**Given problem**. Extract, in full, the lines below, beginning at the first and ending with the line that contains "0.015, 0.005, 0.0]". Pictures do not belong in the copy.

**Data section**.
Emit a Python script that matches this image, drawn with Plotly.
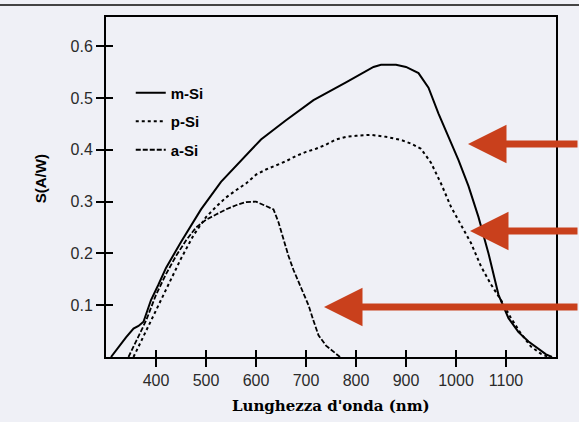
import plotly.graph_objects as go

# ---- data ----
msi_nm = [310, 325, 340, 355, 365, 375, 390, 405, 420, 450, 490, 530, 570, 610, 660, 715, 780, 835, 850, 880, 900, 925, 945, 965, 985, 1005, 1025, 1045, 1065, 1085, 1105, 1125, 1145, 1165, 1180, 1192]
msi_s = [0.0, 0.02, 0.038, 0.055, 0.06, 0.068, 0.11, 0.14, 0.172, 0.222, 0.285, 0.338, 0.38, 0.42, 0.457, 0.496, 0.53, 0.56, 0.564, 0.564, 0.56, 0.548, 0.52, 0.47, 0.425, 0.38, 0.33, 0.27, 0.2, 0.12, 0.075, 0.048, 0.03, 0.015, 0.005, 0.0]

psi_nm = [355, 375, 400, 425, 450, 475, 500, 520, 540, 560, 580, 600, 620, 640, 660, 680, 700, 720, 740, 760, 780, 800, 830, 860, 890, 910, 930, 950, 970, 990, 1010, 1030, 1050, 1070, 1090, 1110, 1130, 1150, 1170, 1185]
psi_s = [0.0, 0.04, 0.09, 0.14, 0.19, 0.235, 0.27, 0.29, 0.308, 0.322, 0.335, 0.352, 0.362, 0.37, 0.378, 0.388, 0.396, 0.402, 0.41, 0.42, 0.425, 0.427, 0.429, 0.425, 0.419, 0.412, 0.402, 0.375, 0.335, 0.29, 0.255, 0.22, 0.175, 0.14, 0.11, 0.075, 0.045, 0.02, 0.006, 0.0]

asi_nm = [345, 360, 380, 400, 420, 440, 460, 480, 500, 520, 540, 560, 580, 600, 620, 635, 645, 655, 665, 675, 685, 695, 705, 715, 725, 740, 755, 768]
asi_s = [0.0, 0.03, 0.07, 0.12, 0.16, 0.195, 0.225, 0.25, 0.265, 0.275, 0.285, 0.293, 0.299, 0.3, 0.292, 0.285, 0.26, 0.225, 0.195, 0.168, 0.145, 0.124, 0.1, 0.07, 0.042, 0.022, 0.01, 0.0]

x_ticks = [400, 500, 600, 700, 800, 900, 1000, 1100]
y_ticks = [0.1, 0.2, 0.3, 0.4, 0.5, 0.6]
y_tick_text = ["0.1", "0.2", "0.3", "0.4", "0.5", "0.6"]
series_names = ["m-Si", "p-Si", "a-Si"]

BG = "#eff0f6"
ARROW = "#c9401c"

fig = go.Figure()
fig.add_trace(go.Scatter(x=msi_nm, y=msi_s, mode="lines", name=series_names[0],
                         legendgroup="m", line=dict(color="black", width=2)))
fig.add_trace(go.Scatter(x=psi_nm, y=psi_s, mode="lines", name=series_names[1],
                         legendgroup="p", line=dict(color="black", width=2, dash="dot")))
fig.add_trace(go.Scatter(x=asi_nm, y=asi_s, mode="lines", name=series_names[2],
                         legendgroup="a", line=dict(color="black", width=1.8, dash="5px,2px")))
# invisible trace to carry the overlay axes (inside tick marks)
fig.add_trace(go.Scatter(x=msi_nm, y=msi_s, mode="lines", xaxis="x2", yaxis="y2",
                         line=dict(width=0), opacity=0, showlegend=False, hoverinfo="skip"))

tickfont = dict(family="Liberation Sans, Arial, sans-serif", size=16, color="#2a2a2a")

fig.update_layout(
    width=579, height=422,
    margin=dict(l=106, r=23, t=17, b=65),
    paper_bgcolor=BG, plot_bgcolor=BG,
    showlegend=True,
    legend=dict(x=0.055, y=0.825, xanchor="left", yanchor="top",
                bgcolor="rgba(0,0,0,0)", traceorder="grouped", tracegroupgap=6,
                font=dict(family="Liberation Sans, Arial, sans-serif", size=15,
                          color="black", weight="bold"),
                itemwidth=30),
    xaxis=dict(range=[300, 1200], tickvals=x_ticks, ticks="outside", ticklen=8,
               tickwidth=1.5, tickcolor="black", showgrid=False, zeroline=False,
               showline=True, linecolor="black", linewidth=2, mirror=True,
               tickfont=tickfont),
    yaxis=dict(range=[0, 0.6564], tickvals=y_ticks, ticktext=y_tick_text, ticks="outside",
               ticklen=8, tickwidth=1.5, tickcolor="black", showgrid=False, zeroline=False,
               showline=True, linecolor="black", linewidth=2, mirror=True,
               tickfont=tickfont),
    xaxis2=dict(overlaying="x", matches="x", anchor="y2", side="bottom", tickvals=x_ticks,
                ticks="inside", ticklen=7, tickwidth=1.5, tickcolor="black",
                showticklabels=False, showgrid=False, zeroline=False, showline=False),
    yaxis2=dict(overlaying="y", matches="y", anchor="x2", side="left", tickvals=y_ticks,
                ticks="inside", ticklen=7, tickwidth=1.5, tickcolor="black",
                showticklabels=False, showgrid=False, zeroline=False, showline=False),
)

# axis titles
fig.add_annotation(text="<b>Lunghezza d'onda (nm)</b>", xref="paper", yref="paper",
                   x=0.5, y=-0.145, xanchor="center", yanchor="middle", showarrow=False,
                   font=dict(family="DejaVu Serif, serif", size=15, color="black"))
fig.add_annotation(text="<b>S(A/W)</b>", xref="paper", yref="paper",
                   x=-0.145, y=0.525, xanchor="center", yanchor="middle", showarrow=False,
                   textangle=-90,
                   font=dict(family="Liberation Sans, Arial, sans-serif", size=15, color="black"))

# red arrows (tip position in paper coords, tail off to the right edge)
arrow_tips = [((468 - 106) / 450, (357 - 144) / 340),
              ((470 - 106) / 450, (357 - 231) / 340),
              ((324 - 106) / 450, (357 - 307) / 340)]
for (ax_, ay_) in arrow_tips:
    fig.add_annotation(x=ax_, y=ay_, xref="paper", yref="paper", text="",
                       showarrow=True, arrowhead=2, arrowsize=1.1, arrowwidth=7,
                       arrowcolor=ARROW, ax=700, ay=0, standoff=0)

# page rule at the top
fig.add_shape(type="line", xref="paper", yref="paper", x0=-0.3, x1=1.1,
              y0=(357 - 5) / 340, y1=(357 - 5) / 340,
              line=dict(color="#444", width=2))

fig.write_html("out.html", config={"displayModeBar": False},
               post_script="document.body.style.margin='0';document.body.style.overflow='hidden';")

**Solution below**.
Emit a Python script that matches this image, drawn with Plotly.
import plotly.graph_objects as go

# ---- data ----
msi_nm = [310, 325, 340, 355, 365, 375, 390, 405, 420, 450, 490, 530, 570, 610, 660, 715, 780, 835, 850, 880, 900, 925, 945, 965, 985, 1005, 1025, 1045, 1065, 1085, 1105, 1125, 1145, 1165, 1180, 1192]
msi_s = [0.0, 0.02, 0.038, 0.055, 0.06, 0.068, 0.11, 0.14, 0.172, 0.222, 0.285, 0.338, 0.38, 0.42, 0.457, 0.496, 0.53, 0.56, 0.564, 0.564, 0.56, 0.548, 0.52, 0.47, 0.425, 0.38, 0.33, 0.27, 0.2, 0.12, 0.075, 0.048, 0.03, 0.015, 0.005, 0.0]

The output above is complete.